Search code examples
postgresqlpivotpostgiscrosstabraster

Pixel values of raster records to be inserted in the table as columns


I have a table with following columns:

(ID, row_num, col_num, pix_centroid, pix_val1). 

I have more than 1000 records. I am inserting my data using:

insert into pixelbased (row_num, col_num, pix_centroid, pix_val)
select
    (ST_PixelAsPolygons(rast, 1)).x as X,
    (ST_PixelAsPolygons(rast, 1)).y as Y,
    (ST_Centroid((ST_PixelAsPolygons(rast, 1)).geom)) as geom,
    (ST_PixelAsPolygons(rast, 1)).val as pix_val1
from mytable 
where rid=1`

Now I am trying to insert all the other records as a column and _pix_val1_ column is important for me. All the other columns will remain the same. In the other word, I want the final table to have these columns:

(ID, row_num, col_num, pix_centroid, pix_val1, pix_val2, pix_val3, ....)

Is there a way to do it?


Solution

  • I would want to store this data as a bitmap in a bytea if possible. Here's how to take a series of byte values and turn it into a bytea:

    WITH bytes(b) AS (SELECT x % 256 FROM generate_series(1,53000) x)
    SELECT ('\x'||string_agg(lpad(to_hex(b),2,'0'),''))::bytea FROM bytes;
    

    You can access fields or ranges of the byte array using the substr function. This bytea is organized as a linear pixel array, but you may find it more useful to organize it into a more traditional bitmap format. Also, if your pixels are more than one byte you may need to cope with big-endian vs little-endian. You could do that in SQL, but it's likely to be much easier in a procedural language like PL/Perl.

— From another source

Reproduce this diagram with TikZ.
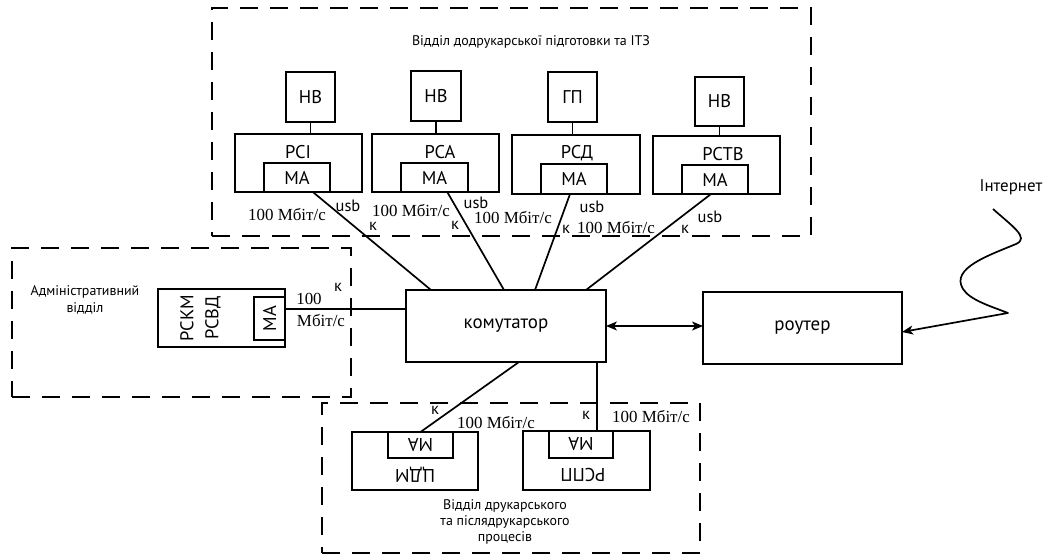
\documentclass[tikz,border=0pt]{standalone}
\usepackage{fontspec}
\setmainfont{Liberation Serif}
\newfontfamily\ptsans{PT Sans}
\usetikzlibrary{arrows.meta,calc}
% rectangle node given its top-left corner, width and height
\newcommand\rectnode[6][box]{\node[#1, minimum width=#5bp, minimum height=#6bp] (#2) at (#3,#4) {};}
\begin{document}
\begin{tikzpicture}[x=1bp,y=-1bp,
  box/.style={draw, line width=1.7bp, inner sep=0pt, outer sep=0pt, anchor=north west},
  group/.style={draw, line width=1.7bp, dash pattern=on 18bp off 12bp, inner sep=0pt, outer sep=0pt, anchor=north west},
  wire/.style={line width=1.7bp},
  lbl/.style={font=\ptsans\fontsize{18.5}{20}\selectfont, inner sep=0pt},
  big/.style={font=\ptsans\fontsize{19}{22}\selectfont, inner sep=0pt},
  small/.style={font=\ptsans\fontsize{14}{16.5}\selectfont, inner sep=0pt, align=center},
  tag/.style={font=\ptsans\fontsize{16.5}{17}\selectfont, inner sep=0pt},
  rate/.style={font=\fontsize{17}{19}\selectfont, inner sep=0pt},
  tip/.style={-{Stealth[length=11bp,width=9bp,inset=3bp]}},
  dtip/.style={{Stealth[length=11bp,width=9bp,inset=3bp]}-{Stealth[length=11bp,width=9bp,inset=3bp]}}
]
\useasboundingbox (0,0) rectangle (1045,556);

% department frames
\rectnode[group]{gprep}{212}{8}{599}{228}
\rectnode[group]{gadm}{12}{248}{339}{149}
\rectnode[group]{gprint}{322}{403}{378}{150}

\node[small] (tprep) at (531,42) {Відділ додрукарської підготовки та ІТЗ};
\node[small] (tadm) at (85,300) {Адміністративний\\відділ};
\node[small] (tprint) at (505,522) {Відділ друкарського\\та післядрукарського\\процесів};

% prepress workstations
\rectnode{hv1}{286}{72}{49}{50}
\rectnode{pci}{235}{134}{127}{58}
\rectnode{ma1}{264}{163}{66}{29}
\rectnode{hv2}{411}{71}{50}{50}
\rectnode{pca}{372}{134}{127}{58}
\rectnode{ma2}{401}{163}{67}{29}
\rectnode{gp}{548}{72}{49}{50}
\rectnode{rsd}{512}{135}{128}{59}
\rectnode{ma3}{541}{164}{66}{30}
\rectnode{hv4}{695}{77}{49}{49}
\rectnode{rstv}{653}{136}{127}{58}
\rectnode{ma4}{682}{165}{66}{29}

\node[lbl] (thv1) at (hv1.center) {НВ};
\node[lbl] (thv2) at (hv2.center) {НВ};
\node[lbl] (tgp) at (gp.center) {ГП};
\node[lbl] (thv4) at (hv4.center) {НВ};
\node[lbl] (tpci) at (298,152) {РСІ};
\node[lbl] (tpca) at (440,152) {РСА};
\node[lbl] (trsd) at (577,153) {РСД};
\node[lbl] (trstv) at (723,154) {РСТВ};
\node[lbl] (tma1) at (ma1.center) {МА};
\node[lbl] (tma2) at (ma2.center) {МА};
\node[lbl] (tma3) at (ma3.center) {МА};
\node[lbl] (tma4) at (ma4.center) {МА};

\draw[wire] (hv1.south) -- (hv1.south |- pci.north);
\draw[wire] (hv2.south) -- (hv2.south |- pca.north);
\draw[wire] (gp.south) -- (gp.south |- rsd.north);
\draw[wire] (hv4.south) -- (hv4.south |- rstv.north);

% switch and router
\rectnode{sw}{406}{290}{200}{72}
\rectnode{rt}{703}{292}{199}{72}
\node[big] (tsw) at (sw.center) {комутатор};
\node[big] (trt) at (rt.center) {роутер};

% administrative workstation
\rectnode{adm}{158}{289}{127}{58}
\rectnode{ma5}{254}{297}{31}{43}
\node[lbl, rotate=90] (trskm) at (187,318) {РСКМ};
\node[lbl, rotate=90] (trsvd) at (213,318) {РСВД};
\node[lbl, rotate=90] (tma5) at (ma5.center) {МА};

% printing department workstations
\rectnode{cdm}{352}{432}{126}{58}
\rectnode{ma6}{388}{432}{65}{26}
\rectnode{rspp}{523}{431}{127}{59}
\rectnode{ma7}{549}{431}{64}{27}
\node[lbl, rotate=180] (tcdm) at (415,475) {ЦДМ};
\node[lbl, rotate=180] (tma6) at (ma6.center) {МА};
\node[lbl, rotate=180] (trspp) at (583,475) {РСПП};
\node[lbl, rotate=180] (tma7) at (ma7.center) {МА};

% links to the switch
\draw[wire] ($(ma1.south west)!0.74!(ma1.south east)$) -- ($(sw.north west)!0.125!(sw.north east)$);
\draw[wire] ($(ma2.south west)!0.69!(ma2.south east)$) -- ($(sw.north west)!0.49!(sw.north east)$);
\draw[wire] ($(ma3.south west)!0.44!(ma3.south east)$) -- ($(sw.north west)!0.645!(sw.north east)$);
\draw[wire] ($(ma4.south west)!0.44!(ma4.south east)$) -- ($(sw.north west)!0.9!(sw.north east)$);
\draw[wire] ($(ma5.north east)!0.28!(ma5.south east)$) coordinate (a5) -- (a5 -| sw.west);
\draw[wire] (ma6.north) -- ($(sw.south west)!0.565!(sw.south east)$);
\draw[wire] ($(ma7.north west)!0.75!(ma7.north east)$) coordinate (a7) -- (a7 |- sw.south);
\draw[wire, dtip] (sw.east) -- (sw.east -| rt.west);

% internet line
\coordinate (inet) at (993,209);
\node[font=\ptsans\fontsize{17}{19}\selectfont, inner sep=0pt] (tinet) at (1011,187) {Інтернет};
\draw[wire, tip, line join=round] (inet) .. controls (1012,226) and (1030,238) .. (1016,244)
  .. controls (990,255) and (950,268) .. (963,289)
  .. controls (970,300) and (990,306) .. (1008,313)
  -- ($(rt.east)+(0,4)$);

% link labels
\node[rate] (r1) at (287,215) {100 Мбіт/с};
\node[tag] (u1) at (348,206) {usb};
\node[tag] (k1) at (373,226) {к};
\node[rate] (r2) at (411,211) {100 Мбіт/с};
\node[tag] (k2) at (455,225) {к};
\node[tag] (u2) at (476,203) {usb};
\node[rate] (r3) at (513,218) {100 Мбіт/с};
\node[tag] (u3) at (592,207) {usb};
\node[tag] (k3) at (566,229) {к};
\node[rate] (r4) at (616,228) {100 Мбіт/с};
\node[tag] (k4) at (685,229) {к};
\node[tag] (u4) at (710,217) {usb};
\node[rate] (r5a) at (309,299) {100};
\node[rate] (r5b) at (321,321) {Мбіт/с};
\node[tag] (k5) at (338,287) {к};
\node[tag] (k6) at (435,410) {к};
\node[rate] (r6) at (496,423) {100 Мбіт/с};
\node[tag] (k7) at (586,415) {к};
\node[rate] (r7) at (651,417) {100 Мбіт/с};
\end{tikzpicture}
\end{document}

    Failing that, a multidimensional array would be a somewhat reasonable choice.

    Using a generate_series statement as a substitute for your pix_val field for convenient testing, this query produces a two-dimensional array of integers using two aggregation passes:

    SELECT ('{'||string_agg(subarray, ',')||'}')::integer[] AS arr
    FROM (
       SELECT array_agg(x order by x)::text 
       FROM generate_series(1,53000) x
       GROUP BY width_bucket(x, 1, 53001, 100)
    ) a(subarray);
    

    The unfortunate use of the string literal form of the two dimensional array is made necessary by the fact that array_agg cannot aggregate arrays. In my view this is a real wart in PostgreSQL; in general its multidimensional arrays are odd to work with and inconsistent with how most applications and languages implement arrays.

    You can get fields out of the array by indexing it. Example:

    regress=> SELECT ('{'||string_agg(subarray, ',')||'}')::integer[] AS arr INTO test FROM (SELECT array_agg(x order by x)::text from generate_series(1,53000) x GROUP BY width_bucket(x, 1, 53001, 100)) a(subarray);
    
    regress=> \d test
    
          Table "public.test"
     Column |   Type    | Modifiers 
    --------+-----------+-----------
     arr   | integer[] | 
    

    test contains a single array with two dimensions:

    regress=> \x
    regress=> select array_dims(test.arr), array_ndims(test.arr), array_length(test.arr,1), array_length(test.arr,2) FROM test;
    -[ RECORD 1 ]+---------------
    array_dims   | [1:100][1:530]
    array_ndims  | 2
    array_length | 100
    array_length | 530
    

    I can get elements with two-level indexing:

    regress=> SELECT test.arr[4][4] FROM test;
     arr  
    ------
     1594
    (1 row)
    

    or a "column" with slicing:

    regress=> SELECT test.arr[4:4][1:530] FROM test;
    

    Oddly, this is still a two-dimensional array, the top dimension is just one element deep. You can flatten it (inefficiently) with unnest and array_agg if you need to.

    Two-dimensional arrays in PostgreSQL are somewhat weird, as you can see, but so is what you're trying to do.